Working at a startup allows employees to work on various projects, often outside their specific title, the team is focused on the company goals and happy whenever someone can roll up their sleeves and get the task done. However, as companies grow employees are often siloed into specific roles and responsibilities, layers of middle management are added, and stepping outside your department could be considered poor behavior.
This creates an odd situation, where the employees that made a company grow and succeed are now being forced into more defined roles and responsibilities, and their opportunities to work on broader initiatives or cross-departmental projects often disappear. While this can be a natural part of a company's growth, it can also limit employees' career development and often pushes the best people away.
Working at a smaller company can be incredibly beneficial.
Benefits of Being a Generalist When you're just starting out in your career, it can be difficult to know exactly what you want to do – and even if you do have a clear idea, you may not have the experience or qualifications to pursue it yet. Working at a startup allows you to gain a wide range of skills and experiences, which can be valuable in any future role you pursue. Being a generalist can also make you a more versatile employee, able to adapt to changing circumstances and take on new challenges.

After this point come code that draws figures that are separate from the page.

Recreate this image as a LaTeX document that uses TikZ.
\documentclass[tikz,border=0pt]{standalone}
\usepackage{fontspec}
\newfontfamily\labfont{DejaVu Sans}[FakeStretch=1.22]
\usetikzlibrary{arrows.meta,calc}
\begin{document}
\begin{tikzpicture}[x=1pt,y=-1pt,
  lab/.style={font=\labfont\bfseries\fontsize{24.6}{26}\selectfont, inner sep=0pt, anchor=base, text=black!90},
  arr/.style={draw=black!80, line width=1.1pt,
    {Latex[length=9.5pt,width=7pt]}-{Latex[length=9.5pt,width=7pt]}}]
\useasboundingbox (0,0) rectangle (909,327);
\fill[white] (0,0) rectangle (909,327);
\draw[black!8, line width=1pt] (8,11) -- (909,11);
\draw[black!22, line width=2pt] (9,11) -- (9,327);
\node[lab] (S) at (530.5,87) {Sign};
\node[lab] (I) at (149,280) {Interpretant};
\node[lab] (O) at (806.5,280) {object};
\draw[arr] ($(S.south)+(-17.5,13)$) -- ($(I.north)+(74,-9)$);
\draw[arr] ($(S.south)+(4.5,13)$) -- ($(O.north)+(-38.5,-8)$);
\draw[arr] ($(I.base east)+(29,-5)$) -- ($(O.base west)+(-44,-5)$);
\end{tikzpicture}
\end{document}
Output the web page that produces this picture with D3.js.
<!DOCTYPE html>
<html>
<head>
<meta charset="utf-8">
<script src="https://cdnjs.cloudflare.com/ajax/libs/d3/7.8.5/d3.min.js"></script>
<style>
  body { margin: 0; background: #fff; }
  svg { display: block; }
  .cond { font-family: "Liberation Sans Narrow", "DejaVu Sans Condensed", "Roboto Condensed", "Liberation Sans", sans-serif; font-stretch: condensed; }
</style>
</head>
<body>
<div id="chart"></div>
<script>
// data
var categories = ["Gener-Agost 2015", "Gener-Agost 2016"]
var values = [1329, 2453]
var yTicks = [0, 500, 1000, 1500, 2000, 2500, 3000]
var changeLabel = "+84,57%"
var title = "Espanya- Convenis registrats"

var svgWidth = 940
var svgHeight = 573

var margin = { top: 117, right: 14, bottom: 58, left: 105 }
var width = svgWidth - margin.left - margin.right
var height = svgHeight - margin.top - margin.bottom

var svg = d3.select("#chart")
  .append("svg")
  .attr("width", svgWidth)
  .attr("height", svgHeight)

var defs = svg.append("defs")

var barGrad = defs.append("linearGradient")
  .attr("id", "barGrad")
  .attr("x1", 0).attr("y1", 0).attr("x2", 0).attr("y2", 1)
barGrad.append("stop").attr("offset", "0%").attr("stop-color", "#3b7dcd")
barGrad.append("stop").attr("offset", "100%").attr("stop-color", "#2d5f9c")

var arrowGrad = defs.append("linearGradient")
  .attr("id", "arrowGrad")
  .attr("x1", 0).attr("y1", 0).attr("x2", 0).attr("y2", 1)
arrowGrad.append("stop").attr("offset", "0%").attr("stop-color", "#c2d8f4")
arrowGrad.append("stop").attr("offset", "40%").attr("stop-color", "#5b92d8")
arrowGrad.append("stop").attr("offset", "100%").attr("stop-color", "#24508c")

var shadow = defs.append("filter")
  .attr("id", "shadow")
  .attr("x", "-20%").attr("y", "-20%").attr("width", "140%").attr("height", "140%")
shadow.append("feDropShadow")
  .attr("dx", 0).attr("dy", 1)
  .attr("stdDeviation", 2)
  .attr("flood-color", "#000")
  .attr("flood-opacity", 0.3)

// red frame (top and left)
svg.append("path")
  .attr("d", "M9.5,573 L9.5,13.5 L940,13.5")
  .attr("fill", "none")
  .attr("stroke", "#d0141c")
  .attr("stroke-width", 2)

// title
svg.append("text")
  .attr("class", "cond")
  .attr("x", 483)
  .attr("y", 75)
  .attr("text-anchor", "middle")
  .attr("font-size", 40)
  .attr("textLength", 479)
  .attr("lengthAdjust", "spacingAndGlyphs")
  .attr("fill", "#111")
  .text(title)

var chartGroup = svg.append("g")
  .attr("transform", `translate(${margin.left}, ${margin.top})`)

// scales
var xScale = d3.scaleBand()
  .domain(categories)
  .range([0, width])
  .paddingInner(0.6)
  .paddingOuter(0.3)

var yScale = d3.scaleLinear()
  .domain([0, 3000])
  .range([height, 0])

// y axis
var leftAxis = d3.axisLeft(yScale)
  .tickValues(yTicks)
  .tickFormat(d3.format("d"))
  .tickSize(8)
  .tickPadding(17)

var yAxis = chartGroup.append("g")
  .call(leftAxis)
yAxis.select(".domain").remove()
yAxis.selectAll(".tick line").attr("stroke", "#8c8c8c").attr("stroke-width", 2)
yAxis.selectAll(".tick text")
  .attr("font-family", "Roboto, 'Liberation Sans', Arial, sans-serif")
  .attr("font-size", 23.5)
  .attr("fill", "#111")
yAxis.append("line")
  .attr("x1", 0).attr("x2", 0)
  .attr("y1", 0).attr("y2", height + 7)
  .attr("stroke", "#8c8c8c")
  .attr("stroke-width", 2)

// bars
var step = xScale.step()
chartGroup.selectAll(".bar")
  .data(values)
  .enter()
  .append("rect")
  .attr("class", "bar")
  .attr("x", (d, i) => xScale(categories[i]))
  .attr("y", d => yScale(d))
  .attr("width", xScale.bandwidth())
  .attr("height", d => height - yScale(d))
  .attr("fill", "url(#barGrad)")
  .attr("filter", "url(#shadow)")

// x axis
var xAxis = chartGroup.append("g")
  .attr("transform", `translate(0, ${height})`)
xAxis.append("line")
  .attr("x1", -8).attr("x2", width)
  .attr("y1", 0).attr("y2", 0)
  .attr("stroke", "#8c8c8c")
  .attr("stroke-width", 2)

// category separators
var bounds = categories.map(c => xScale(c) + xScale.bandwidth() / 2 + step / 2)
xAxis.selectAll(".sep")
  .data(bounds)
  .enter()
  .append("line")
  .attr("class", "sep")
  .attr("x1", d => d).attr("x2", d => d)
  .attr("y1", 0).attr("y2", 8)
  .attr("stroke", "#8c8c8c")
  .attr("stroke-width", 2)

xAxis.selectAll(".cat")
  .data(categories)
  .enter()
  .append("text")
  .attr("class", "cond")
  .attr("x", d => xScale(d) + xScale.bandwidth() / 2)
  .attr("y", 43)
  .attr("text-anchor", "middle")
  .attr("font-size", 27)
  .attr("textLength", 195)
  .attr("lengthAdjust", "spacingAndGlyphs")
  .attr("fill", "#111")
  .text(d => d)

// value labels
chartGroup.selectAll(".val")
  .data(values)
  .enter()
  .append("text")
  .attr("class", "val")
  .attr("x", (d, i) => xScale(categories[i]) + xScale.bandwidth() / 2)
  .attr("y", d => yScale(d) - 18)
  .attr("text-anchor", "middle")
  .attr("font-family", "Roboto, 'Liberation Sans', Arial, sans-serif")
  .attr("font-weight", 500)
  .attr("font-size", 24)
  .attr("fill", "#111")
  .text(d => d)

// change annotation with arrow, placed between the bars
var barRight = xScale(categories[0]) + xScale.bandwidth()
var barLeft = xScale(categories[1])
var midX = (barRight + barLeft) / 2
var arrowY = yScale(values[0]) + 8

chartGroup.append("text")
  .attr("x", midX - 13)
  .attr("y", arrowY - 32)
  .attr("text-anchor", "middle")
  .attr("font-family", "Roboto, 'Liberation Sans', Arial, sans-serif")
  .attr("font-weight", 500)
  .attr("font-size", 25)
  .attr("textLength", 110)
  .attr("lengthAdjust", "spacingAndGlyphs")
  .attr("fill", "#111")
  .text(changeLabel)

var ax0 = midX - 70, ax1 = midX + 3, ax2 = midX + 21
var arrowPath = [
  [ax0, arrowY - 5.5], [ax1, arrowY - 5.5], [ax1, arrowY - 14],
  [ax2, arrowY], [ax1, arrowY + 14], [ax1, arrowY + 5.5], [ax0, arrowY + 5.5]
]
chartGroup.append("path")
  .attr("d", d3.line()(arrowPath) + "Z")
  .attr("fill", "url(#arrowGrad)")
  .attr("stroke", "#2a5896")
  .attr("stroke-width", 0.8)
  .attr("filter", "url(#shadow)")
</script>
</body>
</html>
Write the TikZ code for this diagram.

Opportunities for Cross-Functional Work at a smaller company often mean that you'll have the opportunity to work on projects and initiatives that span multiple departments. This can be incredibly valuable, as it allows you to gain a better understanding of how the different parts of a business work together. It also gives you a chance to build relationships with people across the company, which can be useful for networking and career growth.
Challenges of Being Placed in a Defined Role While being placed in a more defined role can be helpful in some ways – for example, it can make it easier to focus on your specific responsibilities – it can also be limiting. If you're not given the opportunity to work on broader initiatives or cross-departmental projects, you may find that your skills and experiences are becoming more narrow over time. This can make it harder to grow and develop your career.
While there are certain benefits (often financial) to working at larger companies, especially as you advance in your career, there are also many advantages to starting out at a smaller company. However, it is weird to consider that the impact you make to drive growth within the company will eventually prompt you to leave.